** Supplied data **
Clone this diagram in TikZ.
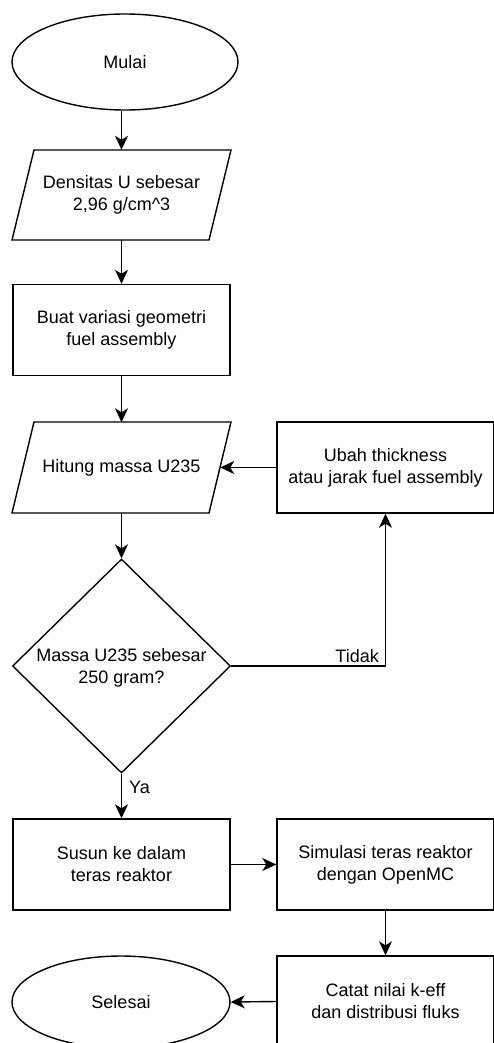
\documentclass[tikz,border=0pt]{standalone}
\usepackage{fontspec}
\setmainfont{Liberation Sans}
\usetikzlibrary{shapes.geometric,arrows.meta}
\begin{document}
\begin{tikzpicture}[x=1pt,y=-1pt,
  every node/.style={font=\fontsize{18}{22}\selectfont, align=center, inner sep=0pt},
  ln/.style={line width=1.4pt},
  box/.style={ln, draw, rectangle, minimum width=217pt, minimum height=91pt},
  term/.style={ln, draw, ellipse, minimum width=226pt, minimum height=96pt},
  dec/.style={ln, draw, diamond, minimum width=218pt, minimum height=214pt},
  io/.style={rectangle, minimum width=197pt, minimum height=90pt},
  arr/.style={ln, -{Stealth[length=14pt,width=13pt,inset=4pt]}}
]
\useasboundingbox (0,0) rectangle (494,1043);
\clip (0,0) rectangle (494,1043);
\fill[white] (0,0) rectangle (494,1043);

\node[term] (mulai) at (125,62) {Mulai};

\draw[ln] (34,150) -- (231,150) -- (209,240) -- (12,240) -- cycle;
\node[io] (dens) at (121.5,195) {Densitas U sebesar\\2,96 g/cm\^{}3};

\node[box] (buat) at (121.5,330) {Buat variasi geometri\\fuel assembly};

\draw[ln] (34,422) -- (231,422) -- (209,513) -- (12,513) -- cycle;
\node[io] (hitung) at (121.5,467.5) {Hitung massa U235};

\node[box] (ubah) at (385.5,467.5) {Ubah thickness\\atau jarak fuel assembly};

\node[dec] (cek) at (121.5,666) {};
\node (cektxt) at (121.5,668) {Massa U235 sebesar\\250 gram?};

\node[box] (susun) at (121.5,864.5) {Susun ke dalam\\teras reaktor};
\node[box] (sim) at (385.5,864.5) {Simulasi teras reaktor\\dengan OpenMC};
\node[box] (catat) at (385.5,1001.5) {Catat nilai k-eff\\dan distribusi fluks};
\node[term, minimum width=218pt, minimum height=92pt] (selesai) at (121,1002) {Selesai};

\draw[arr] (mulai.south -| dens.north) -- (dens.north);
\draw[arr] (dens.south) -- (buat.north);
\draw[arr] (buat.south) -- (hitung.north);
\draw[arr] (ubah.west) -- (hitung.east);
\draw[arr] (hitung.south) -- (cek.north);
\draw[arr] (cek.east) -- (cek.east -| ubah.south)
  node[anchor=south east, xshift=-6pt, yshift=3pt] {Tidak} -- (ubah.south);
\draw[arr] (cek.south) -- node[pos=0.3, right=7pt] {Ya} (susun.north);
\draw[arr] (susun.east) -- (sim.west);
\draw[arr] (sim.south) -- (catat.north);
\draw[arr] (catat.west) -- (selesai.east);
\end{tikzpicture}
\end{document}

** Task goal **
Write out exactly the opening lines of the data, stopping after the line that holds "(mulai) at (125,62)". Exclude pictures.

** Exercise result **
Clone this diagram in TikZ.
\documentclass[tikz,border=0pt]{standalone}
\usepackage{fontspec}
\setmainfont{Liberation Sans}
\usetikzlibrary{shapes.geometric,arrows.meta}
\begin{document}
\begin{tikzpicture}[x=1pt,y=-1pt,
  every node/.style={font=\fontsize{18}{22}\selectfont, align=center, inner sep=0pt},
  ln/.style={line width=1.4pt},
  box/.style={ln, draw, rectangle, minimum width=217pt, minimum height=91pt},
  term/.style={ln, draw, ellipse, minimum width=226pt, minimum height=96pt},
  dec/.style={ln, draw, diamond, minimum width=218pt, minimum height=214pt},
  io/.style={rectangle, minimum width=197pt, minimum height=90pt},
  arr/.style={ln, -{Stealth[length=14pt,width=13pt,inset=4pt]}}
]
\useasboundingbox (0,0) rectangle (494,1043);
\clip (0,0) rectangle (494,1043);
\fill[white] (0,0) rectangle (494,1043);

\node[term] (mulai) at (125,62) {Mulai};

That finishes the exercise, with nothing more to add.